- Panie premierze, ma pan dwa tygodnie na załatwienie sprawy z Ukraińcami. Jeśli nie, to 20 lutego wychodzimy i blokujemy Polskę – zapowiada Stanisław Barna z Solidarności Rolników Indywidualnych.
- Spory i ich rozwiązywanie na linii Polska - Ukraina będą możliwe, jeśli oba kraje zachowają swoją podmiotowość - niepodległość. Z chwilą kiedy Ukraina straci niepodległość, ustalenia pomiędzy zachodnimi korporacjami i agroholdingami na Ukrainie będą odbywały się na linii Moskwa - Zachód z pominięciem Polski. Nasza sprawczość będzie ograniczana – przestrzegają rolnicy, którzy szykują się do zablokowania granicy z Ukrainą.
- W ciągu 20-30 lat może dojść do stopniowego zwiększenia wpływów zachodnich koncernów powiązanych ze Wschodem (Rosja, ukraińskie agroholdingi) wśród polskich partii politycznych i w polskiej gospodarce.
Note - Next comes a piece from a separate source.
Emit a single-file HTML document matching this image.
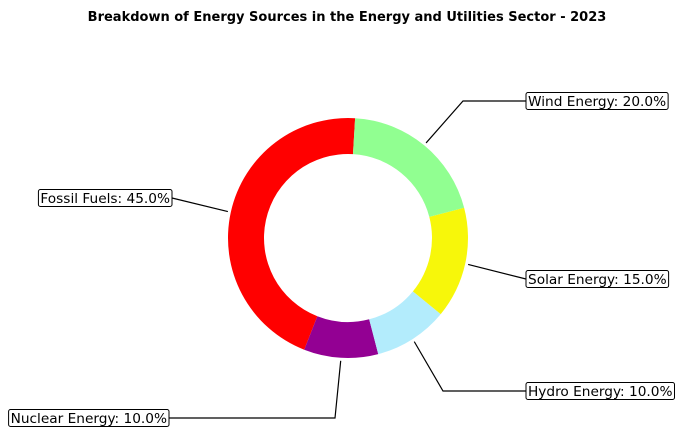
<!DOCTYPE html>
<html><head><meta charset="utf-8"><style>
body{margin:0;background:#fff;}
svg text{font-family:"DejaVu Sans","Liberation Sans",sans-serif;}
</style></head><body>
<svg id="chart" width="683" height="435" viewBox="0 0 683 435" xmlns="http://www.w3.org/2000/svg">
<text x="347" y="21" text-anchor="middle" font-size="13" font-weight="bold">Breakdown of Energy Sources in the Energy and Utilities Sector - 2023</text>
<g id="slices"></g><g id="labels"></g>
</svg>
<script>
const categories = ["Fossil Fuels","Nuclear Energy","Hydro Energy","Solar Energy","Wind Energy"];
const values = [45,10,10,15,20];
const colors = ["#ff0000","#930093","#b3ecfc","#f7f70a","#91ff91"];
const cx=348, cy=238, R=120, r=84, start=86.6;
// label elbow/box placement per slice: [elbowX, elbowY, boxX, boxY, anchorSide]
const place = [[172,198,172,198,"left"],[335,418,169,418,"left"],[443,391,526,391,"right"],[526,279,526,279,"right"],[463,101,526,101,"right"]];
const ns="http://www.w3.org/2000/svg";
const gS=document.getElementById('slices'), gL=document.getElementById('labels');
const total=values.reduce((a,b)=>a+b,0);
function pt(a,rad){const t=a*Math.PI/180;return [cx+rad*Math.cos(t),cy-rad*Math.sin(t)];}
let a0=start;
values.forEach((v,i)=>{
  const a1=a0+v/total*360;
  const [x0,y0]=pt(a0,R),[x1,y1]=pt(a1,R),[x2,y2]=pt(a1,r),[x3,y3]=pt(a0,r);
  const large=(a1-a0)>180?1:0;
  const p=document.createElementNS(ns,'path');
  p.setAttribute('d',`M${x0},${y0} A${R},${R} 0 ${large} 0 ${x1},${y1} L${x2},${y2} A${r},${r} 0 ${large} 1 ${x3},${y3} Z`);
  p.setAttribute('fill',colors[i]);
  
  
  gS.appendChild(p);
  const mid=(a0+a1)/2;
  const [sx,sy]=pt(mid,123);
  const pl=place[i];
  const line=document.createElementNS(ns,'polyline');
  line.setAttribute('points',`${sx},${sy} ${pl[0]},${pl[1]} ${pl[2]},${pl[3]}`);
  line.setAttribute('fill','none');line.setAttribute('stroke','#000');line.setAttribute('stroke-width','1.2');
  
  
  gL.appendChild(line);
  const label=categories[i]+': '+(v/total*100).toFixed(1)+'%';
  const t=document.createElementNS(ns,'text');
  t.textContent=label;t.setAttribute('font-size','13.7');
  t.setAttribute('y',pl[3]+5);
  
  
  gL.appendChild(t);
  const w=t.getComputedTextLength();
  const bx=pl[4]==="right"?pl[2]:pl[2]-w-4;
  t.setAttribute('x',bx+2);
  const box=document.createElementNS(ns,'rect');
  box.setAttribute('x',bx);box.setAttribute('y',pl[3]-8.5);box.setAttribute('width',w+4);box.setAttribute('height',17);
  box.setAttribute('rx',2);box.setAttribute('fill','#fff');box.setAttribute('stroke','#000');box.setAttribute('stroke-width','1');
  
  
  gL.insertBefore(box,t);
  a0=a1;
});
</script>
</body></html>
Osłabi to państwo polskie i jego zdolność do obrony naszych interesów na forum międzynarodowym, w tym Wspólnoty Europejskiej. Stopniowo, bez "wystrzału", możemy przejść pod rosyjską strefę wpływów – czytamy na facebook’owym profilu „Protest Rolników”, który powiązany jest z działaczami zachodniopomorskiej Solidarności RI.
- Dlatego protesty są ważne. 20 lutego br. staniemy na granicy i zablokujemy drogi. Tak wzmocnimy podmiotowości Polski i Ukrainy w przestrzeni międzynarodowej. Wy rozwiążecie nasz problem, a my przestaniemy być waszym problemem. Władze Polski i Ukrainy powinny mieć tego świadomość, a efekty prac zespołów polsko-ukraińskich powinny być ogłoszone w ciągu najbliższych dni. Przedstawiona zostanie mapa drogowa w sprawie rozwiązania naszych problemów, w tym harmonogram działań rządów Polski, Ukrainy, a także Unii Europejskiej, których realizacja wpłynie na decyzje, co do dalszych form protestów. Rolnicy! Siłą jest nasza niezależność i samorządność. Nikt nam nie będzie niszczył gospodarstw! – przestrzegają rolnicy.